[EXERCISE] Retype, please, the listing from its opening line through the line that contains "name=n, marker=dict(color=c, line=dict(width=0)))", both included, without the pictures.

[RAW DATA]
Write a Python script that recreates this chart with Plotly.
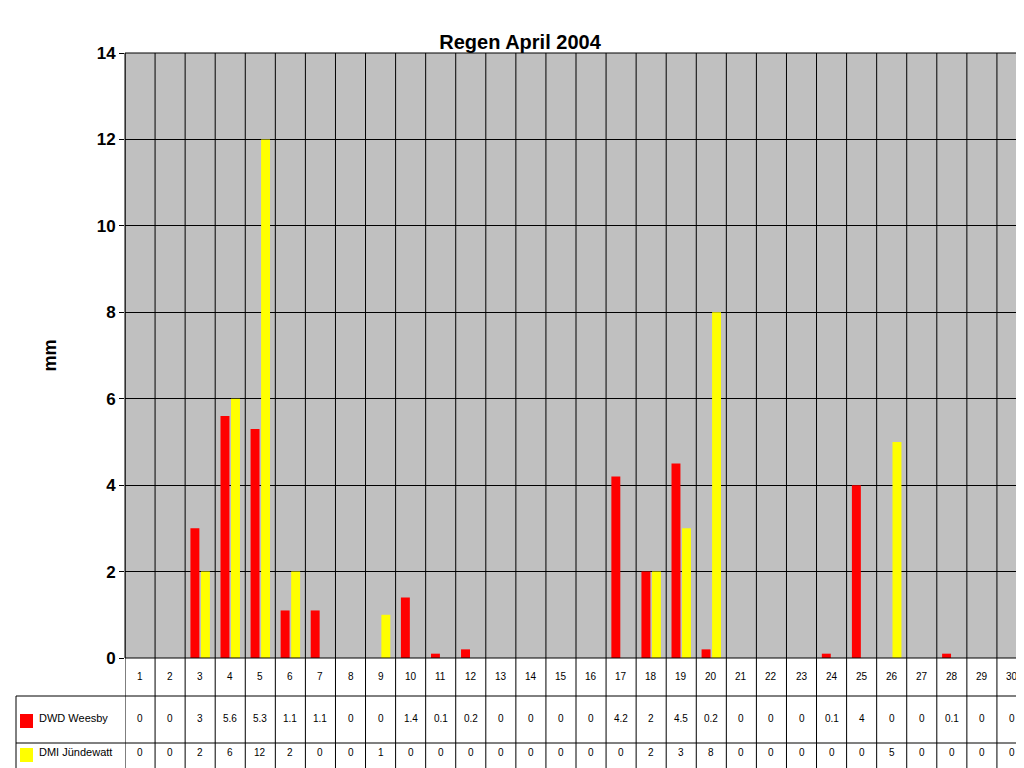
import plotly.graph_objects as go

days = list(range(1, 31))
dwd = [0,0,3,5.6,5.3,1.1,1.1,0,0,1.4,0.1,0.2,0,0,0,0,4.2,2,4.5,0.2,0,0,0,0.1,4,0,0,0.1,0,0]
dmi = [0,0,2,6,12,2,0,0,1,0,0,0,0,0,0,0,0,2,3,8,0,0,0,0,0,5,0,0,0,0]
names = ["DWD Weesby", "DMI Jündewatt"]
colors = ["#FF0000", "#FFFF00"]

W, H = 1024, 768
L, R, T, B = 117, 5, 45, 118
ph = H - T - B
def py(p):  # pixel y -> paper
    return (H - B - p) / ph
def px(p):
    return (p - L) / (W - L - R)

fig = go.Figure()
for n, v, c in zip(names, [dwd, dmi], colors):
    fig.add_bar(x=days, y=v, name=n, marker=dict(color=c, line=dict(width=0)))

shapes = []
# vertical grid / table column lines
for i in range(31):
    shapes.append(dict(type="line", xref="x", yref="paper", x0=i + 0.5, x1=i + 0.5,
                       y0=1, y1=py(762), line=dict(color="black", width=1)))
# table horizontal lines
for p in [688, 735, 762]:
    shapes.append(dict(type="line", xref="paper", yref="paper", x0=px(8), x1=1,
                       y0=py(p), y1=py(p), line=dict(color="black", width=1)))
shapes.append(dict(type="line", xref="paper", yref="paper", x0=px(8), x1=px(8),
                   y0=py(688), y1=py(762), line=dict(color="black", width=1)))
shapes.append(dict(type="rect", xref="paper", yref="paper", x0=0, x1=1, y0=0, y1=1,
                   line=dict(color="black", width=1)))
# legend keys
for p, c in [(713, colors[0]), (747, colors[1])]:
    shapes.append(dict(type="rect", xref="paper", yref="paper", x0=px(12), x1=px(25),
                       y0=py(p + 7), y1=py(p - 7), fillcolor=c, line=dict(width=0)))

ann = []
for d in days:
    ann.append(dict(x=d, y=py(676), xref="x", yref="paper", text=str(d), showarrow=False,
                    font=dict(size=10, color="black")))
for d, v in zip(days, dwd):
    ann.append(dict(x=d, y=py(718), xref="x", yref="paper", text=f"{v:g}", showarrow=False,
                    font=dict(size=10, color="black")))
for d, v in zip(days, dmi):
    ann.append(dict(x=d, y=py(752), xref="x", yref="paper", text=f"{v:g}", showarrow=False,
                    font=dict(size=10, color="black")))
for p, n in [(718, names[0]), (752, names[1])]:
    ann.append(dict(x=px(29), y=py(p), xref="paper", yref="paper", text=n, showarrow=False,
                    xanchor="left", font=dict(size=11, color="black")))

fig.update_layout(
    width=W, height=H, margin=dict(l=L, r=R, t=T, b=B),
    paper_bgcolor="white", plot_bgcolor="#C0C0C0",
    barmode="group", bargap=0.3, bargroupgap=0.15, showlegend=False,
    title=dict(text="<b>Regen April 2004</b>", x=0.5, xanchor="center", y=0.965,
               font=dict(family="Liberation Sans, Arial", size=20, color="black")),
    font=dict(family="Liberation Sans, Arial", color="black"),
    xaxis=dict(range=[0.5, 30.5], showticklabels=False, showgrid=False, ticks="", zeroline=False),
    yaxis=dict(range=[0, 14], dtick=2, showgrid=True, gridcolor="black", gridwidth=1,
               ticks="outside", ticklen=5, tickcolor="black", zeroline=False,
               tickfont=dict(size=17, family="Liberation Sans, Arial"),
               title=dict(text="<b>mm</b>", font=dict(size=18), standoff=35)),
    shapes=shapes, annotations=ann,
)
fig.update_yaxes(tickprefix="<b>", ticksuffix="</b>")
fig.write_html("out.html")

[EXPECTED ANSWER]
Write a Python script that recreates this chart with Plotly.
import plotly.graph_objects as go

days = list(range(1, 31))
dwd = [0,0,3,5.6,5.3,1.1,1.1,0,0,1.4,0.1,0.2,0,0,0,0,4.2,2,4.5,0.2,0,0,0,0.1,4,0,0,0.1,0,0]
dmi = [0,0,2,6,12,2,0,0,1,0,0,0,0,0,0,0,0,2,3,8,0,0,0,0,0,5,0,0,0,0]
names = ["DWD Weesby", "DMI Jündewatt"]
colors = ["#FF0000", "#FFFF00"]

W, H = 1024, 768
L, R, T, B = 117, 5, 45, 118
ph = H - T - B
def py(p):  # pixel y -> paper
    return (H - B - p) / ph
def px(p):
    return (p - L) / (W - L - R)

fig = go.Figure()
for n, v, c in zip(names, [dwd, dmi], colors):
    fig.add_bar(x=days, y=v, name=n, marker=dict(color=c, line=dict(width=0)))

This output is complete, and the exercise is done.